Thanks, that makes sense for take_debug(by_val) and take_debug(by_ref) but what is the deal with this one? Isn't this an explicitly triggered conversion to a function pointer that has a debug impl?

take_debug(by_ref as fn(&u32)); // the trait `Debug` is not implemented for `fn(&u32)`

And what accounts for the difference between that vs this?

take_debug(by_ref as fn(_)); // ok

I think this is the core of @Letheed's original issue, which is that #[derive(Debug)] with foo: fn(&u32) probably fails for exactly the same reason that take_debug(by_ref as fn(&u32)) fails. Unfortunately in that case there is no way to work around it like with take_debug(by_ref as fn(_)).

Yeah, I have no idea what the deal with that specific one is; I was just commenting on the generics+coercion thing.

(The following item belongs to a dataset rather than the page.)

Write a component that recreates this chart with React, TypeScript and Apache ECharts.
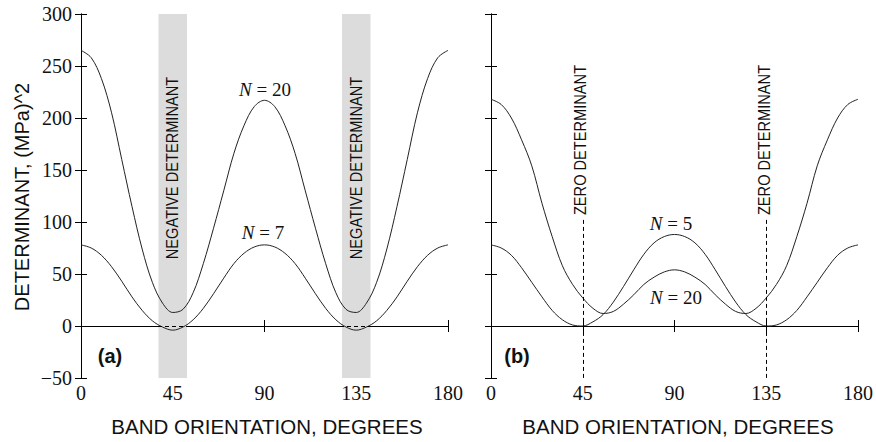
import React, { useEffect, useRef } from "react";
import * as echarts from "echarts";

// Band orientation (degrees)
const angles = [0, 5, 10, 15, 20, 25, 30, 35, 40, 45, 50, 55, 60, 65, 70, 75, 80, 85, 90,
  95, 100, 105, 110, 115, 120, 125, 130, 135, 140, 145, 150, 155, 160, 165, 170, 175, 180];

// Panel (a)
const aN20 = [265, 258, 238, 205, 160, 115, 74, 42, 22, 13, 16, 32, 60, 94, 130, 166, 193, 211, 217,
  211, 193, 166, 130, 94, 60, 32, 16, 13, 22, 42, 74, 115, 160, 205, 238, 258, 265];
const aN7 = [78, 75, 68, 57, 43, 28, 15, 5, -1, -4, -1, 6, 17, 31, 46, 60, 70, 76, 78,
  76, 70, 60, 46, 31, 17, 6, -1, -4, -1, 5, 15, 28, 43, 57, 68, 75, 78];

// Panel (b)
const bN20 = [218, 213, 200, 179, 154, 118, 86, 58, 40, 27, 17, 12, 14, 21, 30, 40, 47, 52, 54,
  52, 47, 40, 30, 21, 14, 12, 17, 27, 40, 58, 86, 118, 154, 179, 200, 213, 218];
const bN5 = [78, 75, 68, 56, 42, 28, 15, 6, 1, 0, 4, 11, 23, 38, 54, 69, 80, 86, 88,
  86, 80, 69, 54, 38, 23, 11, 4, 0, 1, 6, 15, 28, 42, 56, 68, 75, 78];

const negativeBands = [[38, 52], [128, 142]];
const zeroLines = [45, 135];
const zeroLineTop = 102;

const X_MIN = 0, X_MAX = 180, X_INT = 45;
const Y_MIN = -50, Y_MAX = 300, Y_INT = 50;

const SERIF = "'Liberation Serif', 'DejaVu Serif', serif";
const SANS = "'Liberation Sans', Arial, sans-serif";

const pairs = (ys: number[]) => angles.map((a, i) => [a, ys[i]]);

export default function App() {
  const ref = useRef<HTMLDivElement>(null);
  useEffect(() => {
    if (!ref.current) return;
    const chart = echarts.init(ref.current, undefined, { renderer: "svg" });
    const grids = [
      { left: 81, top: 14, width: 367, height: 364 },
      { left: 491, top: 14, width: 367, height: 364 },
    ];
    const axisLine = { show: true, lineStyle: { color: "#000", width: 1 } };
    const axisTick = { show: true, inside: true, length: 6, lineStyle: { color: "#000", width: 1 } };
    const fmt = (v: number) => String(v).replace("-", "\u2212");
    const xAxes: any[] = [];
    const yAxes: any[] = [];
    [0, 1].forEach((g) => {
      xAxes.push({
        type: "value", gridIndex: g, position: "bottom", min: X_MIN, max: X_MAX, interval: X_INT,
        axisLine, axisTick, splitLine: { show: false },
        axisLabel: { show: true, margin: 5, fontFamily: SERIF, fontSize: 20, color: "#111", showMinLabel: true, showMaxLabel: true },
      });
      xAxes.push({
        type: "value", gridIndex: g, position: "top", min: X_MIN, max: X_MAX, interval: X_INT,
        axisLine, axisTick, splitLine: { show: false }, axisLabel: { show: false },
      });
      yAxes.push({
        type: "value", gridIndex: g, position: "left", min: Y_MIN, max: Y_MAX, interval: Y_INT,
        axisLine, axisTick, splitLine: { show: false },
        axisLabel: { show: g === 0, margin: 9, fontFamily: SERIF, fontSize: 20, color: "#111", formatter: fmt, showMinLabel: true, showMaxLabel: true },
      });
      yAxes.push({
        type: "value", gridIndex: g, position: "right", min: Y_MIN, max: Y_MAX, interval: Y_INT,
        axisLine, axisTick, splitLine: { show: false }, axisLabel: { show: false },
      });
    });
    const lineStyle = { color: "#222", width: 1 };
    const zeroMark = {
      silent: true, symbol: "none", label: { show: false },
      lineStyle: { type: [4, 3], color: "#000", width: 1 },
      data: [{ yAxis: 0 }],
    };
    const series: any[] = [
      {
        name: "(a) N = 20", type: "line", xAxisIndex: 0, yAxisIndex: 0, data: pairs(aN20),
        showSymbol: false, smooth: 0.35, lineStyle, z: 3,
        markArea: {
          silent: true, itemStyle: { color: "#dcdcdc" },
          data: negativeBands.map(([a, b]) => [{ xAxis: a }, { xAxis: b }]),
        },
        markLine: zeroMark,
      },
      {
        name: "(a) N = 7", type: "line", xAxisIndex: 0, yAxisIndex: 0, data: pairs(aN7),
        showSymbol: false, smooth: 0.35, lineStyle, z: 3,
      },
      {
        name: "(b) N = 20", type: "line", xAxisIndex: 2, yAxisIndex: 2, data: pairs(bN20),
        showSymbol: false, smooth: 0.35, lineStyle, z: 3,
        markLine: zeroMark,
      },
      {
        name: "(b) N = 5", type: "line", xAxisIndex: 2, yAxisIndex: 2, data: pairs(bN5),
        showSymbol: false, smooth: 0.35, lineStyle, z: 3,
        markLine: {
          silent: true, symbol: "none", label: { show: false },
          lineStyle: { type: [4, 3], color: "#000", width: 1 },
          data: zeroLines.map((x) => [{ coord: [x, zeroLineTop] }, { coord: [x, Y_MIN] }]),
        },
      },
    ];
    const nText = (x: number, y: number, val: string) => ({
      type: "text", x, y, z: 100,
      style: {
        text: "{i|N} = " + val, align: "center", verticalAlign: "middle",
        fontFamily: SERIF, fontSize: 19, fill: "#111",
        rich: { i: { fontStyle: "italic", fontFamily: SERIF, fontSize: 19, fill: "#111" } },
      },
    });
    const vText = (x: number, y: number, text: string) => ({
      type: "text", x, y, z: 100, rotation: Math.PI / 2, scaleX: 0.86,
      style: { text, align: "center", verticalAlign: "middle", fontFamily: SANS, fontSize: 17, fill: "#111" },
    });
    const graphic: any[] = [
      nText(265, 89, "20"),
      nText(263, 232, "7"),
      nText(671, 223, "5"),
      nText(676, 297, "20"),
      vText(172, 168, "NEGATIVE DETERMINANT"),
      vText(356, 168, "NEGATIVE DETERMINANT"),
      vText(580, 140, "ZERO DETERMINANT"),
      vText(764, 140, "ZERO DETERMINANT"),
      {
        type: "text", x: 110, y: 356, z: 100,
        style: { text: "(a)", align: "center", verticalAlign: "middle", fontFamily: SANS, fontWeight: "bold", fontSize: 20, fill: "#111" },
      },
      {
        type: "text", x: 517, y: 356, z: 100,
        style: { text: "(b)", align: "center", verticalAlign: "middle", fontFamily: SANS, fontWeight: "bold", fontSize: 20, fill: "#111" },
      },
      {
        type: "text", x: 267, y: 426, z: 100,
        style: { text: "BAND ORIENTATION, DEGREES", align: "center", verticalAlign: "middle", fontFamily: SANS, fontSize: 20.5, fill: "#111" },
      },
      {
        type: "text", x: 678, y: 426, z: 100,
        style: { text: "BAND ORIENTATION, DEGREES", align: "center", verticalAlign: "middle", fontFamily: SANS, fontSize: 20.5, fill: "#111" },
      },
      {
        type: "text", x: 22, y: 197, z: 100, rotation: Math.PI / 2,
        style: { text: "DETERMINANT, (MPa)^2", align: "center", verticalAlign: "middle", fontFamily: SANS, fontSize: 20, fill: "#111" },
      },
    ];
    chart.setOption({
      animation: false,
      backgroundColor: "#fff",
      grid: grids,
      xAxis: xAxes,
      yAxis: yAxes,
      series,
      graphic,
    });
    return () => chart.dispose();
  }, []);
  return (
    <div
      ref={ref}
      style={{ position: "fixed", left: 0, top: 0, width: 876, height: 442, background: "#fff" }}
    />
  );
}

Whatever the issue is, it looks like there is a way for #[derive(Debug)] to work around it. The generated code looks like this:

impl ::std::fmt::Debug for Foo {
    fn fmt(&self, __arg_0: &mut ::std::fmt::Formatter) -> ::std::fmt::Result {
        match *self {
            Foo { foo: ref __self_0_0 } => {
                let mut builder = __arg_0.debug_struct("Foo");
                let _ = builder.field("foo", &&(*__self_0_0)); // the trait `std::fmt::Debug` is not implemented for `fn(&u32)`
                builder.finish()
            }
        }
    }
}

If it can notice the fn(...) and generate this instead, everything works:

impl ::std::fmt::Debug for Foo {
    fn fmt(&self, __arg_0: &mut ::std::fmt::Formatter) -> ::std::fmt::Result {
        match *self {
            Foo { foo: ref __self_0_0 } => {
                let mut builder = __arg_0.debug_struct("Foo");
                let _ = builder.field("foo", &&(*__self_0_0 as fn(_))); // ok
                builder.finish()
            }
        }
    }
}

It wouldn't work if you are using fn(&u32) behind a typedef like type MyFn = fn(&u32) but at least it would solve our issue?

This makes things a bit more complicated:

#![feature(core_intrinsics)]

trait Debug {
    fn which() -> &'static str;
}

// I would have guessed that these impls conflict.
impl<Ret, A> Debug for extern "Rust" fn(A) -> Ret {
    fn which() -> &'static str { "fn(A) -> Ret" }
}
impl<Ret, A> Debug for extern "Rust" fn(&A) -> Ret {
    fn which() -> &'static str { "fn(&A) -> Ret" }
}

fn by_val(_: u32) {}
fn by_ref(_: &u32) {}

fn main() {
    print_which(by_val as fn(_)); // fn(u32): fn(A) -> Ret
    print_which(by_ref as fn(_)); // fn(&u32): fn(A) -> Ret
    print_which(by_ref as fn(&_)); // fn(&u32): fn(&A) -> Ret
}

fn print_which<T: Debug>(_: T) {
    println!("{}: {}", unsafe { std::intrinsics::type_name::<T>() }, T::which());
}

The reason this is broken is that fn(&u32) is for<'a> fn(&'a u32). The stdlib contains impls on all fn(A,B,C, ..)-> R types up to a certain number of arguments, but not on for<'a> fn(A, B, C, ...) -> R types. Nor is it easy to add such blanket impls since you need to get all combinations of lifetimes on arguments, and we don't have higher kinded types anyway, so you can't even specify A<'a> if A is a type parameter.

the trait Debug is not implemented for fn(u32) {by_val}

These are "specific function types"; all functions have their own fn(signature) {fn_name} type which can be coerced to a fn pointer. I don't recall why this exists, but it does, and there's similarly no way to have a blanket impl on these.

There needs to be a way to specify blanket impls for such types in the stdlib, but there isn't right now. Variadic generics may help but will not solve this situation.